▶ TASK TO CARRY OUT
Copy all lines in which the word "Clone" can be found.

▶ RECORDS PROVIDED
◆ ◆ ◆ ◆ ◆
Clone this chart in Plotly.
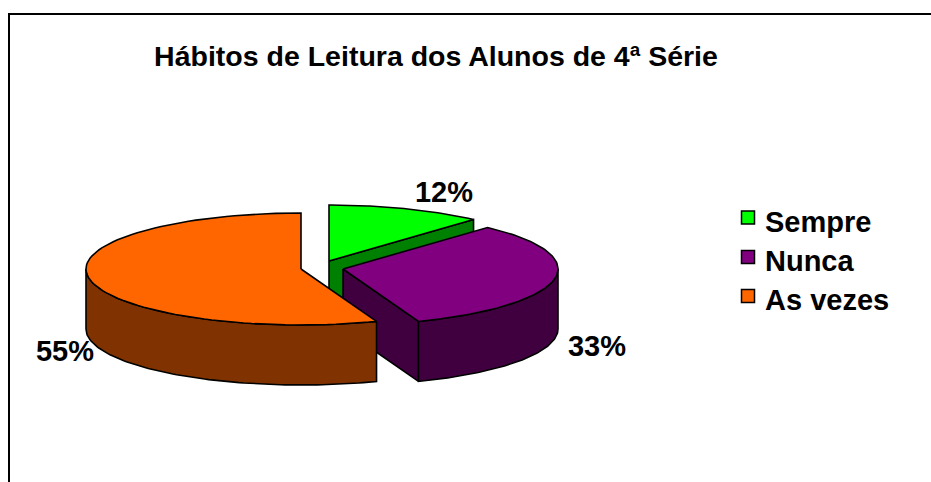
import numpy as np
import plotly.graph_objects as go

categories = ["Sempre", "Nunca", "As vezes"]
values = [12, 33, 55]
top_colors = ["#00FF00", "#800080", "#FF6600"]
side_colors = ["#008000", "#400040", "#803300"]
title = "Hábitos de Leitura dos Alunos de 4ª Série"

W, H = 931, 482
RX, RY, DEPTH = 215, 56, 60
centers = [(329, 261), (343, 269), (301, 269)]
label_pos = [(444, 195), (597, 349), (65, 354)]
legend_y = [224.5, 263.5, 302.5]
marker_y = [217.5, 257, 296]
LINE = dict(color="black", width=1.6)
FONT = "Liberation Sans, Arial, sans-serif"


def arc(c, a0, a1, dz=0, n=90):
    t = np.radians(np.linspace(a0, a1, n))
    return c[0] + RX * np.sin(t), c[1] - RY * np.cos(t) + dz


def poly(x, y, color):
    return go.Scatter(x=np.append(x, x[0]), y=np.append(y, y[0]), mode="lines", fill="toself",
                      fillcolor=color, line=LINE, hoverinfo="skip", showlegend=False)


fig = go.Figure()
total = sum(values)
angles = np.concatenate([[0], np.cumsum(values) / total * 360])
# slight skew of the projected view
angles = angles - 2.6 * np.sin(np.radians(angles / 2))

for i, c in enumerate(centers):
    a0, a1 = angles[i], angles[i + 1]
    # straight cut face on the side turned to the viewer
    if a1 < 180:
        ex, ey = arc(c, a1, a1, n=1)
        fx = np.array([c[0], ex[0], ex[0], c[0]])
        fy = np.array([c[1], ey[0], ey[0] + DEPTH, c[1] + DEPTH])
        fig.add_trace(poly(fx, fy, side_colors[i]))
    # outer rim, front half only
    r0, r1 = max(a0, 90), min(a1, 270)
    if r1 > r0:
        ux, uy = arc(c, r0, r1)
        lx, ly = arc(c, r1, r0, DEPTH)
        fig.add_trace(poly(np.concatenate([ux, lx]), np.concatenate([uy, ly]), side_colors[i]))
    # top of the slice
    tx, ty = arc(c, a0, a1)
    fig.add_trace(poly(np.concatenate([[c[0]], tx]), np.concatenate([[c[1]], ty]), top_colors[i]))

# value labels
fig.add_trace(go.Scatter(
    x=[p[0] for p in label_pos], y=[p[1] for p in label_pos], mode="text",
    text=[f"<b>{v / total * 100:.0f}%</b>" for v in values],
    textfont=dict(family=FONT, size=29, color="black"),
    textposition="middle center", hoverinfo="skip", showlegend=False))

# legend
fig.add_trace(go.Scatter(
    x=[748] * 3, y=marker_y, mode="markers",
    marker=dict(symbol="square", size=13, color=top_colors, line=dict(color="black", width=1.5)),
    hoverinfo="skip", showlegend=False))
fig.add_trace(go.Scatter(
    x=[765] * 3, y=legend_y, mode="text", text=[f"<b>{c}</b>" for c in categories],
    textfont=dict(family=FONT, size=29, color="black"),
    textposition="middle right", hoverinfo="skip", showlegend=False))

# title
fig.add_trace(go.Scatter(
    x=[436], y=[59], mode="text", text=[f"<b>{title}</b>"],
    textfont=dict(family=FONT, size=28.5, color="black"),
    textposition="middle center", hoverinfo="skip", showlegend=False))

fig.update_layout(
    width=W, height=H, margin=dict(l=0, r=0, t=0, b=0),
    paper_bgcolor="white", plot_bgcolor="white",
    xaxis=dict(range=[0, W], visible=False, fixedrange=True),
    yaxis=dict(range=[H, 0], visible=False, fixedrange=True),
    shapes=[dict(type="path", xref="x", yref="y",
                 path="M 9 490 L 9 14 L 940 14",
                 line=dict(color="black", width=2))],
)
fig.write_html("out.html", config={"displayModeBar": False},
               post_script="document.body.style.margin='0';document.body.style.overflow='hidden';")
◆ ◆ ◆ ◆ ◆
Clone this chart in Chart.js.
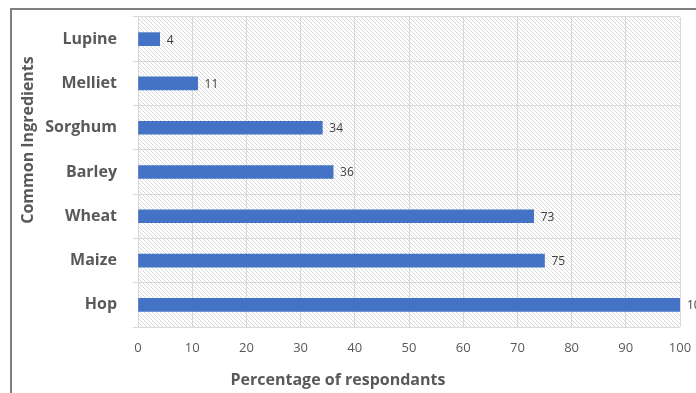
◆ ◆ ◆ ◆ ◆
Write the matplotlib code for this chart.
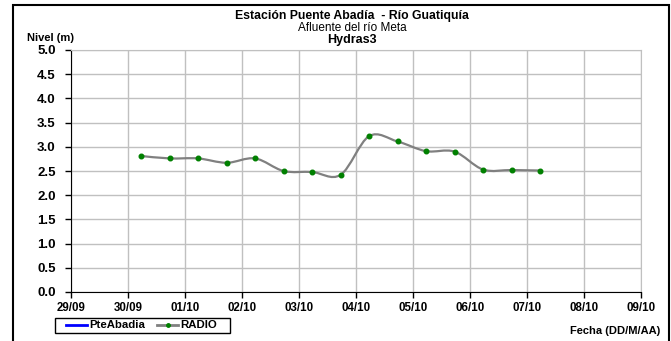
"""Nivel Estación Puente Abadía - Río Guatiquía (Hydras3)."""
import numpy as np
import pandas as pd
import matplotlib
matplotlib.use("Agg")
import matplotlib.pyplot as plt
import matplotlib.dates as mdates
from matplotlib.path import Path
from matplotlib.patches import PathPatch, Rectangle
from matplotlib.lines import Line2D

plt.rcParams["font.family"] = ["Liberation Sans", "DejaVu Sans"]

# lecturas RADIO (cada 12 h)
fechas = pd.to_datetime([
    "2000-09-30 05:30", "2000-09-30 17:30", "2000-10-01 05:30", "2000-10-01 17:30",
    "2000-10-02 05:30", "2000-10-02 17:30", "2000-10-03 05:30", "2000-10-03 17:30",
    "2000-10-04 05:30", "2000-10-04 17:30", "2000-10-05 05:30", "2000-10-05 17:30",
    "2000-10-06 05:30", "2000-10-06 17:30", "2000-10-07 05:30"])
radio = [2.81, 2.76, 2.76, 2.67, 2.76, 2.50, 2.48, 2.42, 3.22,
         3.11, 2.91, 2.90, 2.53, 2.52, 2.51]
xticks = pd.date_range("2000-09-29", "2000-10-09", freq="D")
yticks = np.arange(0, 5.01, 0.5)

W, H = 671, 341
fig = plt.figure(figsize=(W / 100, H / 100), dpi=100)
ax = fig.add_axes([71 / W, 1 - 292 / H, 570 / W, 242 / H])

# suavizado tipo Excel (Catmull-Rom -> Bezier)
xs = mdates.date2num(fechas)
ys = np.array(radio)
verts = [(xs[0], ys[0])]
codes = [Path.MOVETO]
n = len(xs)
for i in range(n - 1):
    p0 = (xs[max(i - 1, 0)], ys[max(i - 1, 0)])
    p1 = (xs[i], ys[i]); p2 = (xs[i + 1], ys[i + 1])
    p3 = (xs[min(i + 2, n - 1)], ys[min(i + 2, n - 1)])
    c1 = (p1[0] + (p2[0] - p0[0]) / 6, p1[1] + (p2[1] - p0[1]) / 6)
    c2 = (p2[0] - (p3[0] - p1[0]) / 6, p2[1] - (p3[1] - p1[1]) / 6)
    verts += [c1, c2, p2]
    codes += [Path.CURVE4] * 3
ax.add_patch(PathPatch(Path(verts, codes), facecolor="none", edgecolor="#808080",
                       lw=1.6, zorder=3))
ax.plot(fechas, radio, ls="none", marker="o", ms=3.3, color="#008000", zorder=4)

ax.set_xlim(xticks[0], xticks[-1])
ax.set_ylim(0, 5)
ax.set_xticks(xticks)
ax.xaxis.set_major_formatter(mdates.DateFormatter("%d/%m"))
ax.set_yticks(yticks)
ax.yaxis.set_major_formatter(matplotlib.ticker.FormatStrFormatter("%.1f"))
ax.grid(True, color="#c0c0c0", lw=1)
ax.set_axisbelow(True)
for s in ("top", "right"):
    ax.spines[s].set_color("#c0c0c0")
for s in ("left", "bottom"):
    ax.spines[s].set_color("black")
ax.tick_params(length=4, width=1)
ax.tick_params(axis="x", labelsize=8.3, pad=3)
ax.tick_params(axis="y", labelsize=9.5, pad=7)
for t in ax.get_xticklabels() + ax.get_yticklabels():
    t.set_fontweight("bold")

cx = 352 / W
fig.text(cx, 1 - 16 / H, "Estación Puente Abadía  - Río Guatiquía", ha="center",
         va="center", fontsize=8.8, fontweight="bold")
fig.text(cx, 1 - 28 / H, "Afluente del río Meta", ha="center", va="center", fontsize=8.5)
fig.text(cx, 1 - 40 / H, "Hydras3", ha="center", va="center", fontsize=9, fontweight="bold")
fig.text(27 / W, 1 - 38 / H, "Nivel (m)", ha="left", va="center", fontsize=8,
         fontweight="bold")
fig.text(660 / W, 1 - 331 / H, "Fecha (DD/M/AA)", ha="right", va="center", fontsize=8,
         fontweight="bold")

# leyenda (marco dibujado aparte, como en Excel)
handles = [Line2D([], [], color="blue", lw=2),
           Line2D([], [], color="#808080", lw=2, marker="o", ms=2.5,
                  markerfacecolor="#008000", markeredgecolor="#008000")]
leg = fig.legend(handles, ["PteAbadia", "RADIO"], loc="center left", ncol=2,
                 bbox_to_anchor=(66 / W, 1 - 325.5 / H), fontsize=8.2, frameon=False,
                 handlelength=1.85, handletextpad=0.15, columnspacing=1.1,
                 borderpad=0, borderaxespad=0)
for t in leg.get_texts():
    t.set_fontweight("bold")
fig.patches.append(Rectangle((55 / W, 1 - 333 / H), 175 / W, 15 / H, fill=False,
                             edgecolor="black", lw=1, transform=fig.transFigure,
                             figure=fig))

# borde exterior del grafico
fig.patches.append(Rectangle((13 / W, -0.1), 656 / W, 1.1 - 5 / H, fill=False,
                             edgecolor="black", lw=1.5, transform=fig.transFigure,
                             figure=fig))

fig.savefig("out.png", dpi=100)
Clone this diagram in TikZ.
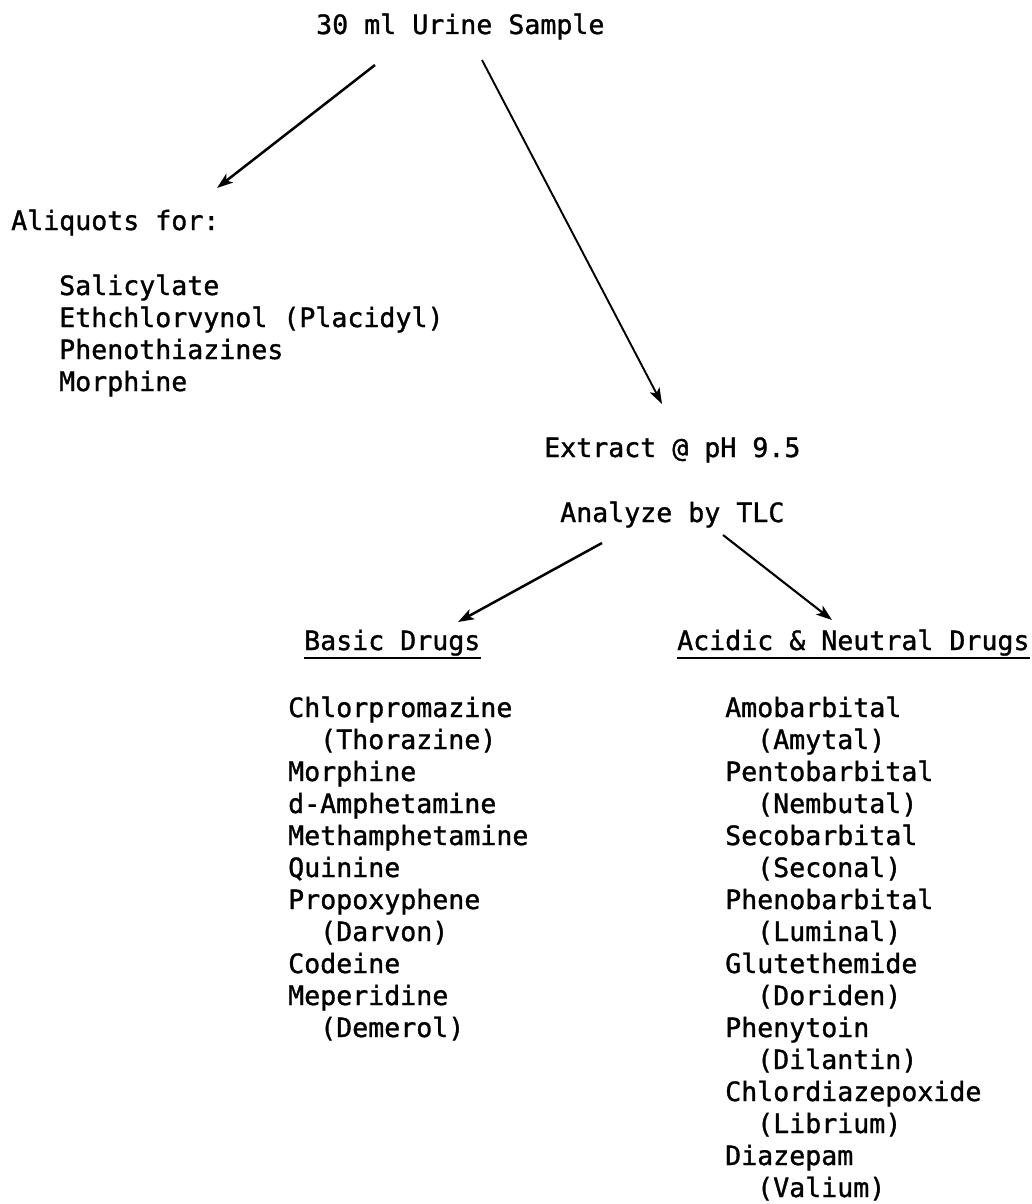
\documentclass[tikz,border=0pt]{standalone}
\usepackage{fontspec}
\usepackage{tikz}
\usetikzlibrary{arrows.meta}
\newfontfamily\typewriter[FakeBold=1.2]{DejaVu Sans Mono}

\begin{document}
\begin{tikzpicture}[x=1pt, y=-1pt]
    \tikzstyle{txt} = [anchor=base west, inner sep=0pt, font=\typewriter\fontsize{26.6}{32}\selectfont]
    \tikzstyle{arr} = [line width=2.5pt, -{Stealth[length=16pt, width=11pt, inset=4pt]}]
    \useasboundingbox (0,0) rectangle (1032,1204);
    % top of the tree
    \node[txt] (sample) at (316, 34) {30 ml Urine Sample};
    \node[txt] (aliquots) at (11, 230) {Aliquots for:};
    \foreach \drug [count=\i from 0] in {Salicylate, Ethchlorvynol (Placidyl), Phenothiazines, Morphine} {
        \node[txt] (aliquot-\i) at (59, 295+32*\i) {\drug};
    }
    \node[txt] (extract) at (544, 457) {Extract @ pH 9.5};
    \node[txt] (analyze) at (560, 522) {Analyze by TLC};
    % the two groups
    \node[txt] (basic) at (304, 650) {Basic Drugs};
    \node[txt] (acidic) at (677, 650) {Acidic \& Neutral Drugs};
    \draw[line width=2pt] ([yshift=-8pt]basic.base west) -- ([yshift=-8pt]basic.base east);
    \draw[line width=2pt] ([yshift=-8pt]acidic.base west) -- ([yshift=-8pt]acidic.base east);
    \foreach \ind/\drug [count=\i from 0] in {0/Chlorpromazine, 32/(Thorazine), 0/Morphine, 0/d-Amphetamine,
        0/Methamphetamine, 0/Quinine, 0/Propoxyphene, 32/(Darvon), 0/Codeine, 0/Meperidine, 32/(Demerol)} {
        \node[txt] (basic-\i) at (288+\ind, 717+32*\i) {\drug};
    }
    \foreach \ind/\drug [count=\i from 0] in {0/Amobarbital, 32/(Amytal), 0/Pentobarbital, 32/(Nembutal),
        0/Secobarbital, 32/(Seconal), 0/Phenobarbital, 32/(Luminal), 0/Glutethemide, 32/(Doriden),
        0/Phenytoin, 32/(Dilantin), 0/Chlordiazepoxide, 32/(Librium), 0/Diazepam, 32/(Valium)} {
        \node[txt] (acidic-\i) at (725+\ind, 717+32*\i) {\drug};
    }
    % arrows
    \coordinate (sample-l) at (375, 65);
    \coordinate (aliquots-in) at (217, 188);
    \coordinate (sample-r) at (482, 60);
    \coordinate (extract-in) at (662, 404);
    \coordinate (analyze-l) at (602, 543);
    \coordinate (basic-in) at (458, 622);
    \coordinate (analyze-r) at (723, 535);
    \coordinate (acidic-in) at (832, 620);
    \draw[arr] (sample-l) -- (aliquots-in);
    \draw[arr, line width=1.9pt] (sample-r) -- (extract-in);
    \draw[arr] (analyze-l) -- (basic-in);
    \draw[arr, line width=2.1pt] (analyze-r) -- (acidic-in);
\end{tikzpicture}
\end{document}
◆ ◆ ◆ ◆ ◆
▶ ANSWER TO THE EXERCISE
Clone this chart in Plotly.
Clone this chart in Chart.js.
Clone this diagram in TikZ.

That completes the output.